Com este fim, e a título de singela provocação, este estudo se encerra apelando ao dizer poético como modo de trazer tais limites para o centro da reflexão:




                                                                                            Zeigen

O amor não é uma coisa deste mundo,
e nem poderia sê-lo: o mundo é feito
por casos, não por coisas, e é refeito
ao mais leve oscilar de estado ao fundo.

O amor, se é que há amor, é, em si, perfeito.
Entretanto, o absoluto, o ser profundo,
não é fato entre fatos: sempre inundo
em sangue, amor não guarda o humano peito.

Mundo, casos, estados... que ironia!
Ao dizê-los, há um rastro de harmonia
que não pode ser dito - apenas visto,

e, pois, mostrado silenciosamente -
entre a linguagem e o mundo à sua frente:
e eis que amar é mostrar - inclusive, isto.

(Thiago El-Chami)

1Para evitar o procedimento exaustivo de citações diretas e indiretas neste texto, que dialogará unicamente com o Tractacus, e a partir de uma única tradução para o portugugês, se indicará a proposição específica conforme o seguinte modelo: (p.1), (p.2.1), (p.5.6), e assim sucessivamente.
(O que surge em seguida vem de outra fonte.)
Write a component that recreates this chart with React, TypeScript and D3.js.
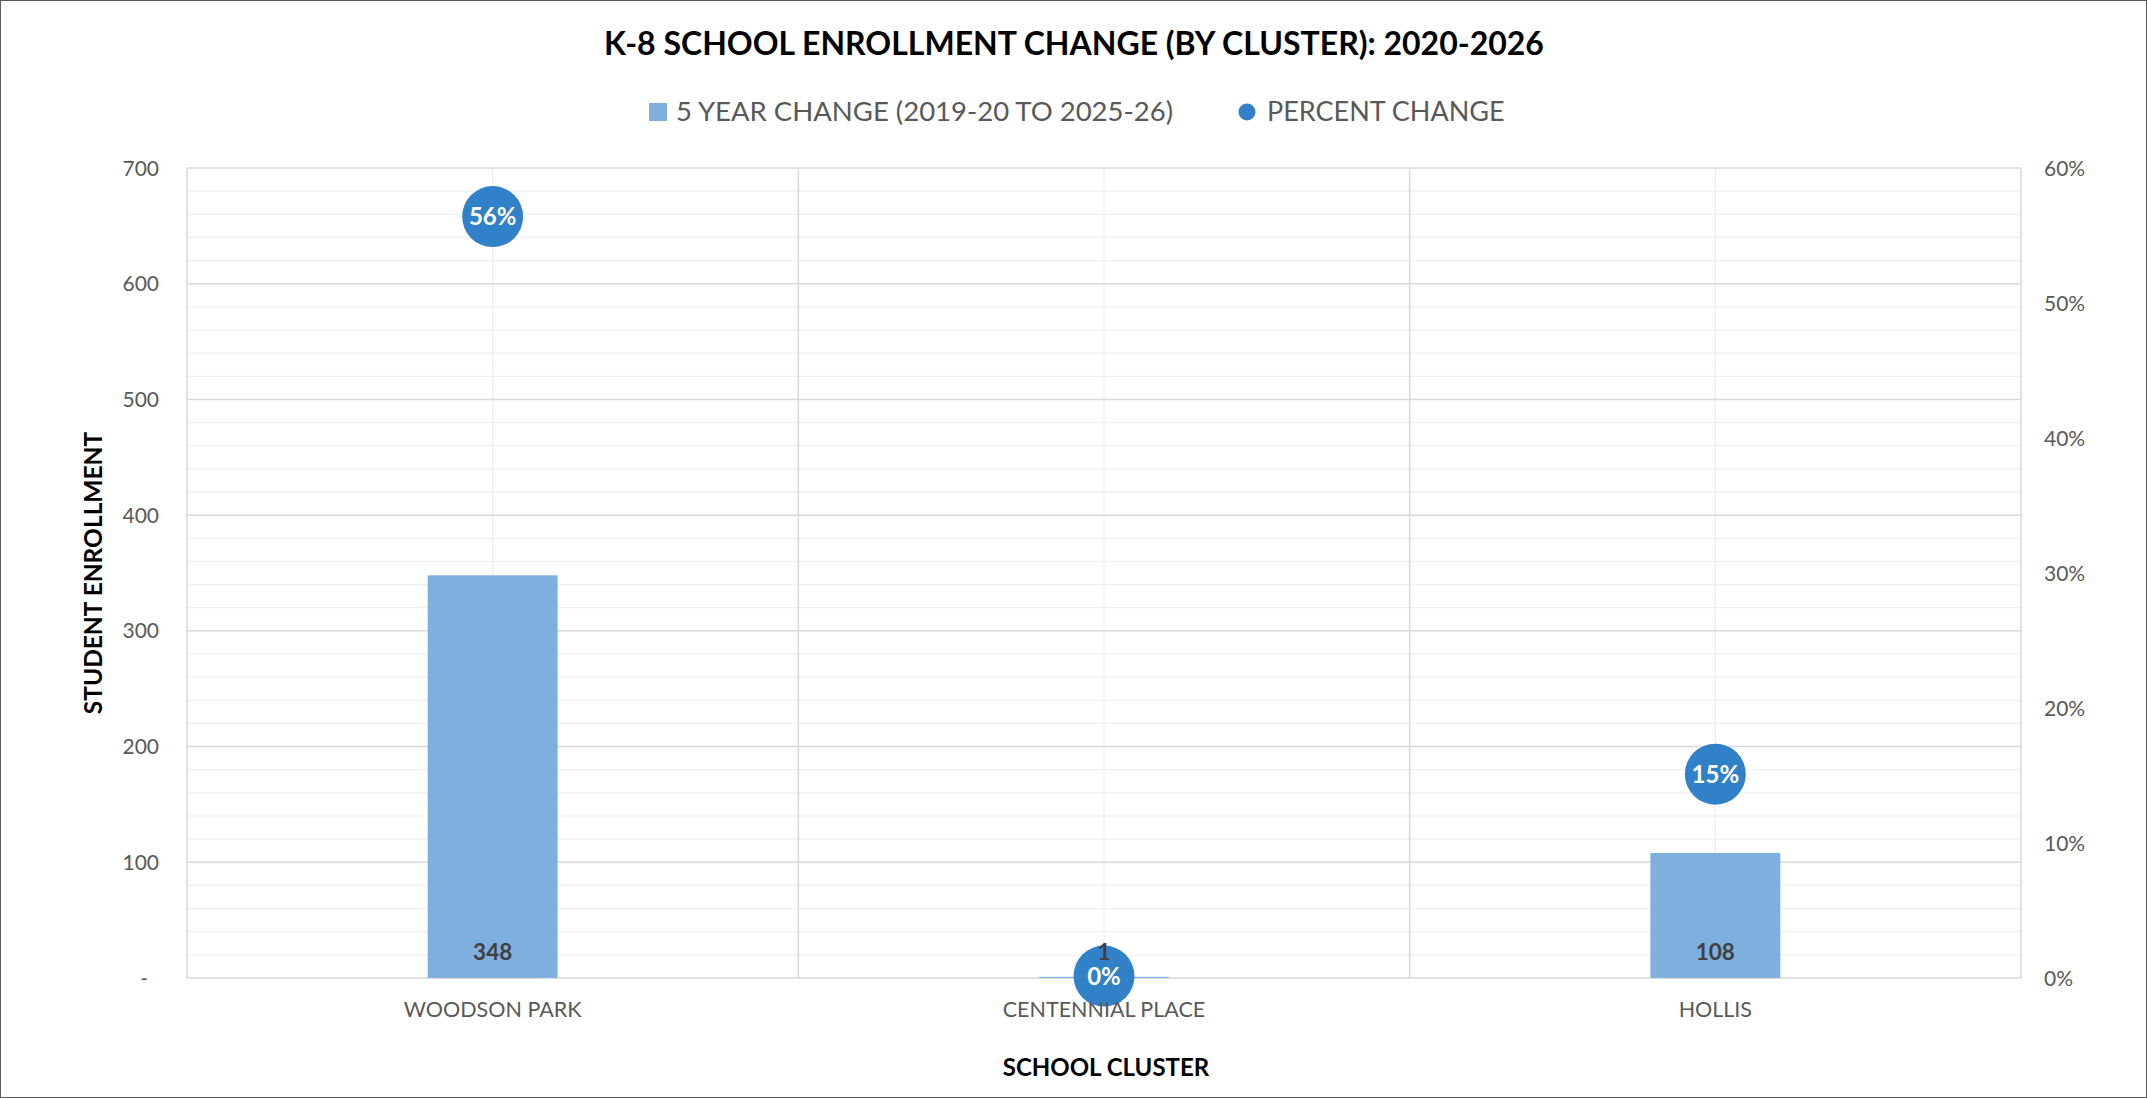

A edição brasileira de referência é a seguinte: WITTGENSTEIN, Ludwig. Tractatus Logico-Philosophicus. Tradução, apresentação e estudo introdutório de Luiz Henrique Lopes dos Santos. [Introdução de Bertrand Russel]. - 3a ed. 2ª reimpr. São Paulo: Editora da Universidade de São Paulo, 2010. E se optará, essencialmente, por paráfrases, com imediata indicação da proposição respectiva.
2 O itálico e as aspas serão intercambiáveis ao longo do texto, atendendo à clareza de exposição e facilidade de leitura, opção aqui eleita em razão do grande número de destaques e realces exigidos pelo argumento e pela matéria.
3 Não é relevante aqui inventariar exemplos de tal perspectiva metafísica, dado que já se postulou o seu denominador comum: o caráter especial (absoluto) da realidade do amor. E a finalidade é verificar a compatibilidade de tal denominador comum com as condições exigidas pelo Tractatus.